-------- Input for this task --------

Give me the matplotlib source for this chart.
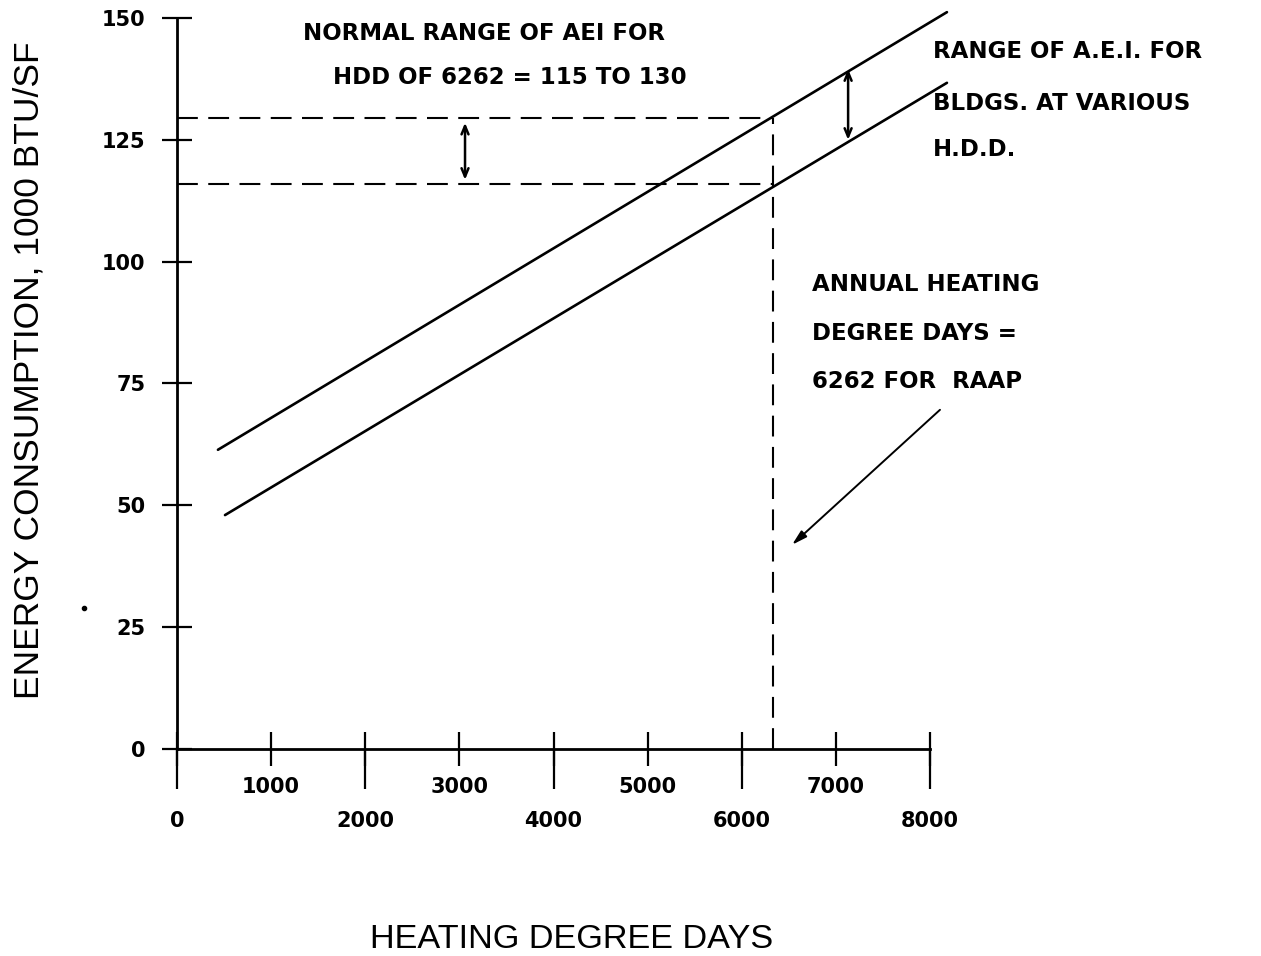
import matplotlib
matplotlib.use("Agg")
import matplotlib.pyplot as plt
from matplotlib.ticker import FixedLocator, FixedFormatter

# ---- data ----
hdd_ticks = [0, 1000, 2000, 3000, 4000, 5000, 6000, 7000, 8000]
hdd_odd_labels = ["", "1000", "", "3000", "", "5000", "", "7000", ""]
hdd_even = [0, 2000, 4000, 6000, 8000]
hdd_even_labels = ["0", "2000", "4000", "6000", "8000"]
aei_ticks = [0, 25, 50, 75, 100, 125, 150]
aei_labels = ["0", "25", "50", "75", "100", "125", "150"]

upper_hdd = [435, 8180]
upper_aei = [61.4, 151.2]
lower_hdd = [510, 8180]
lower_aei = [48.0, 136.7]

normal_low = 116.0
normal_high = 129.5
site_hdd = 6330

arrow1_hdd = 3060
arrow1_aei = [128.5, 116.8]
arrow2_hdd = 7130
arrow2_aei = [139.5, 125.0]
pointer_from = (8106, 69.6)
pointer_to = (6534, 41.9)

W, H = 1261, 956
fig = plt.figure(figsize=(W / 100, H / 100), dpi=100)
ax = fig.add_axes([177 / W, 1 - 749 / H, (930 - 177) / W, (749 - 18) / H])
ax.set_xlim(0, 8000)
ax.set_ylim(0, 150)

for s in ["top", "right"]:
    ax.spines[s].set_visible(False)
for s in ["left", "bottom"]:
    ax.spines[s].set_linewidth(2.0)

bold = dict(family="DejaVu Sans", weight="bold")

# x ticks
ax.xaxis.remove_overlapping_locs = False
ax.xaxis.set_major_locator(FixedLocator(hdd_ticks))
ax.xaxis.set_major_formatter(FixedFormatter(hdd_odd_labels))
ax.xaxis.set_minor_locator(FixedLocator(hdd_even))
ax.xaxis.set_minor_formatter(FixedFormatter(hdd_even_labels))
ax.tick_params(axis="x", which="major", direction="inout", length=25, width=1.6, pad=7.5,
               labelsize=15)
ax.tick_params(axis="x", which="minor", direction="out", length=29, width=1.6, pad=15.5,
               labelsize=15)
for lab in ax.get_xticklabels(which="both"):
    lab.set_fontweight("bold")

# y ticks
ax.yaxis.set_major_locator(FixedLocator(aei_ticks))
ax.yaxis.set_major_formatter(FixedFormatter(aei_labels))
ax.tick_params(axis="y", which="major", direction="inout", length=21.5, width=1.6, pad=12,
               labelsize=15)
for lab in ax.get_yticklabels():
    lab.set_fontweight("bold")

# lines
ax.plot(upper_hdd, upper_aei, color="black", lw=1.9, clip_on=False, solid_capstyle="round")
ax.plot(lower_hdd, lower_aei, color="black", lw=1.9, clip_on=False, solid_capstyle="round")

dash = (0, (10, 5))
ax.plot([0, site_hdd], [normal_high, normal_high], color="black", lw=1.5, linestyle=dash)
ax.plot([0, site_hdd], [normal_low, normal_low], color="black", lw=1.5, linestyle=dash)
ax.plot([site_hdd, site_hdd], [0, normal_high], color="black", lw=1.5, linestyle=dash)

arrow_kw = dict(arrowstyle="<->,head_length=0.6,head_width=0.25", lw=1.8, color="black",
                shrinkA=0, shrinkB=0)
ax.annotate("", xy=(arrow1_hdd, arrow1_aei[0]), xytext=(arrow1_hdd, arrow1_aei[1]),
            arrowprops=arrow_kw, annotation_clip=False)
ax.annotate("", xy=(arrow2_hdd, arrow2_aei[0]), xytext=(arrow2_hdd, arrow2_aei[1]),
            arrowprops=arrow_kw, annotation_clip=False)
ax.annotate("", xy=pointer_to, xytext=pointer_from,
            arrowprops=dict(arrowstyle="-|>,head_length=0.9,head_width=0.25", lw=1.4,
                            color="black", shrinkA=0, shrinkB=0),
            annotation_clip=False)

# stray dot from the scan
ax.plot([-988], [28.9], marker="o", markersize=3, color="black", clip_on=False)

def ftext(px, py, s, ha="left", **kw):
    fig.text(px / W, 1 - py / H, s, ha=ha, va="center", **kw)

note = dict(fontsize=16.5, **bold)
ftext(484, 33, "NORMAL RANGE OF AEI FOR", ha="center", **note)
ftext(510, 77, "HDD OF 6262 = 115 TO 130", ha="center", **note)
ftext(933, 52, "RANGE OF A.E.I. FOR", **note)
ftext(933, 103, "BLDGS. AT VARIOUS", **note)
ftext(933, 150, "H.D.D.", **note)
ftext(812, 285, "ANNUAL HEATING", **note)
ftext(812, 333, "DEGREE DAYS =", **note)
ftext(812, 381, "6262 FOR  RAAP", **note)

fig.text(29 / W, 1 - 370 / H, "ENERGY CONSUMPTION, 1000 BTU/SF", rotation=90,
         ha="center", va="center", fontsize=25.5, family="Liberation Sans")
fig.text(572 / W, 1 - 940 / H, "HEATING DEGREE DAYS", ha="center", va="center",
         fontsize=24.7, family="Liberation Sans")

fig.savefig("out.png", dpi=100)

--------
-------- Input for this task --------

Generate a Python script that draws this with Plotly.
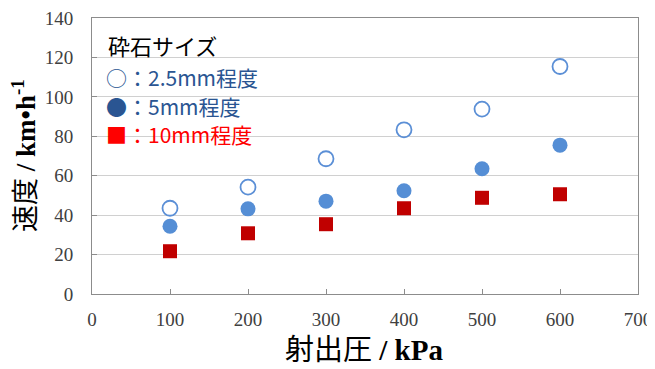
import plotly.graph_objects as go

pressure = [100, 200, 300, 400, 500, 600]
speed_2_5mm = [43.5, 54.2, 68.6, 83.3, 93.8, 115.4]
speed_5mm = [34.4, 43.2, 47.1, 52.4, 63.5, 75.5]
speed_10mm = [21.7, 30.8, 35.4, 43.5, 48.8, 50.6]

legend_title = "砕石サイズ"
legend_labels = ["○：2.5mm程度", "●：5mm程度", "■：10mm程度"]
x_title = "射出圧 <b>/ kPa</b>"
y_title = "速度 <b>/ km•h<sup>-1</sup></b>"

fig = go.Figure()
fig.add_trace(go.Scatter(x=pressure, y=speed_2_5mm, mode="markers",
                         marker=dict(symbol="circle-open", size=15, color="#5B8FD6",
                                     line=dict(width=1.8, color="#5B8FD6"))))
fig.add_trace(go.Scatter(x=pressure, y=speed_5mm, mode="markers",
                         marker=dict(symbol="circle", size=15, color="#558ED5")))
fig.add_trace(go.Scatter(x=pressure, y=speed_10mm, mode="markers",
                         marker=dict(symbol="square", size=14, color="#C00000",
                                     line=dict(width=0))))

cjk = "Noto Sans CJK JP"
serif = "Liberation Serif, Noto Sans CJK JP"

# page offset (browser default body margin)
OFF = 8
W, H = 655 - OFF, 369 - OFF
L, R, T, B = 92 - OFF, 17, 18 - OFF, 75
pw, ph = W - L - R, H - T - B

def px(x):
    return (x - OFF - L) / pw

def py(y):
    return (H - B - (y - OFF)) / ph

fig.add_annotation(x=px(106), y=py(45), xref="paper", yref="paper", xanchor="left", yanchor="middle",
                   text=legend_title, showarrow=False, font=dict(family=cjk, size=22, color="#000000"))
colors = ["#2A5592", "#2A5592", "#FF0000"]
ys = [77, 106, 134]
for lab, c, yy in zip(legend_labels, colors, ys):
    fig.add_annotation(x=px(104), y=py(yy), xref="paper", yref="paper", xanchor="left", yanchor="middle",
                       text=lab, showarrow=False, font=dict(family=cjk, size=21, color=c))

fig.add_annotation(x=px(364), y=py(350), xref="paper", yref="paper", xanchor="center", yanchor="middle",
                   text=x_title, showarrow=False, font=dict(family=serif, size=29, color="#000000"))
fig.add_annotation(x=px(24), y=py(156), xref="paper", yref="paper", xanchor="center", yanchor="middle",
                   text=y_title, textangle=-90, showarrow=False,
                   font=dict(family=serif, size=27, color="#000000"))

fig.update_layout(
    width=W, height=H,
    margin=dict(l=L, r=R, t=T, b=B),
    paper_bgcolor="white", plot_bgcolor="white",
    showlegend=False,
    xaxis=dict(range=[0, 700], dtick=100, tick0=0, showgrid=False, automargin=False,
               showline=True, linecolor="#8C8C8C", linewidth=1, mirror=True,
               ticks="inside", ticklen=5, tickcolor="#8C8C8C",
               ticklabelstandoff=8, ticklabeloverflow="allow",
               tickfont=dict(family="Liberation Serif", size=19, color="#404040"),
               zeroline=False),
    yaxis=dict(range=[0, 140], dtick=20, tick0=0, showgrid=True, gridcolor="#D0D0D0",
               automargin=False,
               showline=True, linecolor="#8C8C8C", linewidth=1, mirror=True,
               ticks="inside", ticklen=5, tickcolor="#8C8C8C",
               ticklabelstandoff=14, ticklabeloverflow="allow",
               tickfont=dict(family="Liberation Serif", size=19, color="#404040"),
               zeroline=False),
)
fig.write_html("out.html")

--------

**Aim:** Locate each line with the word "matplotlib" and copy it.

**Answer below:**
Give me the matplotlib source for this chart.
import matplotlib
matplotlib.use("Agg")
import matplotlib.pyplot as plt
from matplotlib.ticker import FixedLocator, FixedFormatter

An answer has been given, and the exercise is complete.